-- begin --
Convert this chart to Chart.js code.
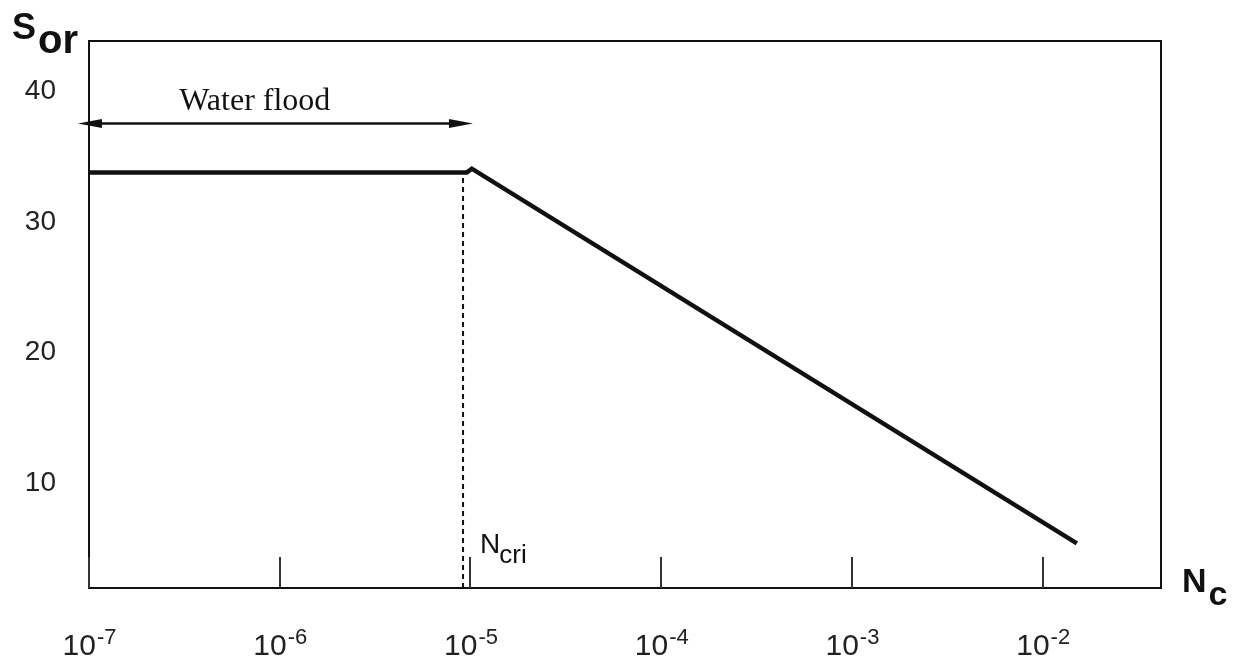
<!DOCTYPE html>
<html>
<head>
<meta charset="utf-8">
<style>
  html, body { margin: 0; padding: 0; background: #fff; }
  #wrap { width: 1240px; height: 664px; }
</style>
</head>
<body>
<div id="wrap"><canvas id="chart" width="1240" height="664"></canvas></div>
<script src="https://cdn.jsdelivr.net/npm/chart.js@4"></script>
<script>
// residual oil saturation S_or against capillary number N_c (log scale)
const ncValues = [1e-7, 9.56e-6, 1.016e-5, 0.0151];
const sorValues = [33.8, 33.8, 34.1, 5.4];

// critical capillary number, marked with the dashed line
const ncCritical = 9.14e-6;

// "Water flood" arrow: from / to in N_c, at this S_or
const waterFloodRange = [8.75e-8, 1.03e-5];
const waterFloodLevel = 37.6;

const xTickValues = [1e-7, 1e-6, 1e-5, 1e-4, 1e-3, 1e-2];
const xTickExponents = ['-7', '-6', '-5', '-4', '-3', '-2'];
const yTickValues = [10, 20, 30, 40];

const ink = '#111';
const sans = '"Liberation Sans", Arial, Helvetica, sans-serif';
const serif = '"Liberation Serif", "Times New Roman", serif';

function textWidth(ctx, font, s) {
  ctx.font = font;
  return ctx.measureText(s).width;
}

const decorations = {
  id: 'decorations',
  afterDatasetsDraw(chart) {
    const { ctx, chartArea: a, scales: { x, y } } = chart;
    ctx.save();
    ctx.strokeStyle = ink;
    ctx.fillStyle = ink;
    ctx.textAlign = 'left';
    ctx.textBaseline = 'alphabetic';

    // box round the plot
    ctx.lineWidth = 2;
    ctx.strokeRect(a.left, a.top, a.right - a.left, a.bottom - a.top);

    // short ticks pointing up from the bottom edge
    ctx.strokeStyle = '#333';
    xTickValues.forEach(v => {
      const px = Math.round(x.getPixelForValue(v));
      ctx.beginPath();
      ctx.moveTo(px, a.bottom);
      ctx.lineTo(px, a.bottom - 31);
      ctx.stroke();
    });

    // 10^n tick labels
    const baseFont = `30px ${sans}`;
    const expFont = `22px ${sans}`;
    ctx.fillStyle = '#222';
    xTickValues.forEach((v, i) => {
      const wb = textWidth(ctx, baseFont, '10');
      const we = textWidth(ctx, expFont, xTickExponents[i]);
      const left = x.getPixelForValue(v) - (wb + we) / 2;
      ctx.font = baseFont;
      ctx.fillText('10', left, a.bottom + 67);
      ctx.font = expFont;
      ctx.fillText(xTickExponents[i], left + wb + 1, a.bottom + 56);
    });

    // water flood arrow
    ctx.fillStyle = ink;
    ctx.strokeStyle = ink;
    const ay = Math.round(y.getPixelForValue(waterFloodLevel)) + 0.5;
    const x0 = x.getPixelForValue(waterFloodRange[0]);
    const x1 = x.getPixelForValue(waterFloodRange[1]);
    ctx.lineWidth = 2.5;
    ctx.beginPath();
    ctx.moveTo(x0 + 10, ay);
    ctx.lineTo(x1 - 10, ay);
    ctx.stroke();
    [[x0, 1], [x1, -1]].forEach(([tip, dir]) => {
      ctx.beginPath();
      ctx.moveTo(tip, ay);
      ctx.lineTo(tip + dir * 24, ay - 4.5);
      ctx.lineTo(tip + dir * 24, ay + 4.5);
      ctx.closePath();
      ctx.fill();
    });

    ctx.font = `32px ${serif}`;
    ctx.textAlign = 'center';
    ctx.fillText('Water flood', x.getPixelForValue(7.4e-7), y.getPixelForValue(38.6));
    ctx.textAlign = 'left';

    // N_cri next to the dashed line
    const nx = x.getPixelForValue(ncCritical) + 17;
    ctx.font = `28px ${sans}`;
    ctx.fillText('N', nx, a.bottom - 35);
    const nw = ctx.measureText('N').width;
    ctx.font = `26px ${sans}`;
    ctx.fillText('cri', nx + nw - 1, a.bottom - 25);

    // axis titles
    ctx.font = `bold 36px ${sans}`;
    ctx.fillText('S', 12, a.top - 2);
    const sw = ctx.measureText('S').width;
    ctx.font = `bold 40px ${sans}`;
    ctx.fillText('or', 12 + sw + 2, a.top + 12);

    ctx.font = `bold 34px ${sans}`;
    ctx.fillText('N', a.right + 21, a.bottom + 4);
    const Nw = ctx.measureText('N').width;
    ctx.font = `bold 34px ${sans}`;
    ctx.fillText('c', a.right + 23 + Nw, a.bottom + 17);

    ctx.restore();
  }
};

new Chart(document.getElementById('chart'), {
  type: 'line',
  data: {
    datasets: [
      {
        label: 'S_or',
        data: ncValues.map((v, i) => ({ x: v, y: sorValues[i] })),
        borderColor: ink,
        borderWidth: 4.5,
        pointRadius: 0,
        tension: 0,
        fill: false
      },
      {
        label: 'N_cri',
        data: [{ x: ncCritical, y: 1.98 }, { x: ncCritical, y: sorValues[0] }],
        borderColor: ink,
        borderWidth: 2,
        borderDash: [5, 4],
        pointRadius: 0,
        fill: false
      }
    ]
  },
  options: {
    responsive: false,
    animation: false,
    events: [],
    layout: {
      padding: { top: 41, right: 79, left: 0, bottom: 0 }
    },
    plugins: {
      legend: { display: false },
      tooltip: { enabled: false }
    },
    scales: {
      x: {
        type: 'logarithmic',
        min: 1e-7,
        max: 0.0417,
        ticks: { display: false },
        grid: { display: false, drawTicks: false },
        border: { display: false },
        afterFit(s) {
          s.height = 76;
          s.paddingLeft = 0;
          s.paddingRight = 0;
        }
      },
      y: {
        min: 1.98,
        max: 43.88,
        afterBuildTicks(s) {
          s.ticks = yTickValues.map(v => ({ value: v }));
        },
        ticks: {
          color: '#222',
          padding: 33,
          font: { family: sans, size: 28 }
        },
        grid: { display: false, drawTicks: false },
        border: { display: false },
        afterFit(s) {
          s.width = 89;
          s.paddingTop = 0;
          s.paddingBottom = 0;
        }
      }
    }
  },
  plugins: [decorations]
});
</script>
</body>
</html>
-- end --
**What you need to do**
Repeat the material above in full and exactly, omitting the pictures.

**Solved exercise**
Convert this chart to Chart.js code.
<!DOCTYPE html>
<html>
<head>
<meta charset="utf-8">
<style>
  html, body { margin: 0; padding: 0; background: #fff; }
  #wrap { width: 1240px; height: 664px; }
</style>
</head>
<body>
<div id="wrap"><canvas id="chart" width="1240" height="664"></canvas></div>
<script src="https://cdn.jsdelivr.net/npm/chart.js@4"></script>
<script>
// residual oil saturation S_or against capillary number N_c (log scale)
const ncValues = [1e-7, 9.56e-6, 1.016e-5, 0.0151];
const sorValues = [33.8, 33.8, 34.1, 5.4];

// critical capillary number, marked with the dashed line
const ncCritical = 9.14e-6;

// "Water flood" arrow: from / to in N_c, at this S_or
const waterFloodRange = [8.75e-8, 1.03e-5];
const waterFloodLevel = 37.6;

const xTickValues = [1e-7, 1e-6, 1e-5, 1e-4, 1e-3, 1e-2];
const xTickExponents = ['-7', '-6', '-5', '-4', '-3', '-2'];
const yTickValues = [10, 20, 30, 40];

const ink = '#111';
const sans = '"Liberation Sans", Arial, Helvetica, sans-serif';
const serif = '"Liberation Serif", "Times New Roman", serif';

function textWidth(ctx, font, s) {
  ctx.font = font;
  return ctx.measureText(s).width;
}

const decorations = {
  id: 'decorations',
  afterDatasetsDraw(chart) {
    const { ctx, chartArea: a, scales: { x, y } } = chart;
    ctx.save();
    ctx.strokeStyle = ink;
    ctx.fillStyle = ink;
    ctx.textAlign = 'left';
    ctx.textBaseline = 'alphabetic';

    // box round the plot
    ctx.lineWidth = 2;
    ctx.strokeRect(a.left, a.top, a.right - a.left, a.bottom - a.top);

    // short ticks pointing up from the bottom edge
    ctx.strokeStyle = '#333';
    xTickValues.forEach(v => {
      const px = Math.round(x.getPixelForValue(v));
      ctx.beginPath();
      ctx.moveTo(px, a.bottom);
      ctx.lineTo(px, a.bottom - 31);
      ctx.stroke();
    });

    // 10^n tick labels
    const baseFont = `30px ${sans}`;
    const expFont = `22px ${sans}`;
    ctx.fillStyle = '#222';
    xTickValues.forEach((v, i) => {
      const wb = textWidth(ctx, baseFont, '10');
      const we = textWidth(ctx, expFont, xTickExponents[i]);
      const left = x.getPixelForValue(v) - (wb + we) / 2;
      ctx.font = baseFont;
      ctx.fillText('10', left, a.bottom + 67);
      ctx.font = expFont;
      ctx.fillText(xTickExponents[i], left + wb + 1, a.bottom + 56);
    });

    // water flood arrow
    ctx.fillStyle = ink;
    ctx.strokeStyle = ink;
    const ay = Math.round(y.getPixelForValue(waterFloodLevel)) + 0.5;
    const x0 = x.getPixelForValue(waterFloodRange[0]);
    const x1 = x.getPixelForValue(waterFloodRange[1]);
    ctx.lineWidth = 2.5;
    ctx.beginPath();
    ctx.moveTo(x0 + 10, ay);
    ctx.lineTo(x1 - 10, ay);
    ctx.stroke();
    [[x0, 1], [x1, -1]].forEach(([tip, dir]) => {
      ctx.beginPath();
      ctx.moveTo(tip, ay);
      ctx.lineTo(tip + dir * 24, ay - 4.5);
      ctx.lineTo(tip + dir * 24, ay + 4.5);
      ctx.closePath();
      ctx.fill();
    });

    ctx.font = `32px ${serif}`;
    ctx.textAlign = 'center';
    ctx.fillText('Water flood', x.getPixelForValue(7.4e-7), y.getPixelForValue(38.6));
    ctx.textAlign = 'left';

    // N_cri next to the dashed line
    const nx = x.getPixelForValue(ncCritical) + 17;
    ctx.font = `28px ${sans}`;
    ctx.fillText('N', nx, a.bottom - 35);
    const nw = ctx.measureText('N').width;
    ctx.font = `26px ${sans}`;
    ctx.fillText('cri', nx + nw - 1, a.bottom - 25);

    // axis titles
    ctx.font = `bold 36px ${sans}`;
    ctx.fillText('S', 12, a.top - 2);
    const sw = ctx.measureText('S').width;
    ctx.font = `bold 40px ${sans}`;
    ctx.fillText('or', 12 + sw + 2, a.top + 12);

    ctx.font = `bold 34px ${sans}`;
    ctx.fillText('N', a.right + 21, a.bottom + 4);
    const Nw = ctx.measureText('N').width;
    ctx.font = `bold 34px ${sans}`;
    ctx.fillText('c', a.right + 23 + Nw, a.bottom + 17);

    ctx.restore();
  }
};

new Chart(document.getElementById('chart'), {
  type: 'line',
  data: {
    datasets: [
      {
        label: 'S_or',
        data: ncValues.map((v, i) => ({ x: v, y: sorValues[i] })),
        borderColor: ink,
        borderWidth: 4.5,
        pointRadius: 0,
        tension: 0,
        fill: false
      },
      {
        label: 'N_cri',
        data: [{ x: ncCritical, y: 1.98 }, { x: ncCritical, y: sorValues[0] }],
        borderColor: ink,
        borderWidth: 2,
        borderDash: [5, 4],
        pointRadius: 0,
        fill: false
      }
    ]
  },
  options: {
    responsive: false,
    animation: false,
    events: [],
    layout: {
      padding: { top: 41, right: 79, left: 0, bottom: 0 }
    },
    plugins: {
      legend: { display: false },
      tooltip: { enabled: false }
    },
    scales: {
      x: {
        type: 'logarithmic',
        min: 1e-7,
        max: 0.0417,
        ticks: { display: false },
        grid: { display: false, drawTicks: false },
        border: { display: false },
        afterFit(s) {
          s.height = 76;
          s.paddingLeft = 0;
          s.paddingRight = 0;
        }
      },
      y: {
        min: 1.98,
        max: 43.88,
        afterBuildTicks(s) {
          s.ticks = yTickValues.map(v => ({ value: v }));
        },
        ticks: {
          color: '#222',
          padding: 33,
          font: { family: sans, size: 28 }
        },
        grid: { display: false, drawTicks: false },
        border: { display: false },
        afterFit(s) {
          s.width = 89;
          s.paddingTop = 0;
          s.paddingBottom = 0;
        }
      }
    }
  },
  plugins: [decorations]
});
</script>
</body>
</html>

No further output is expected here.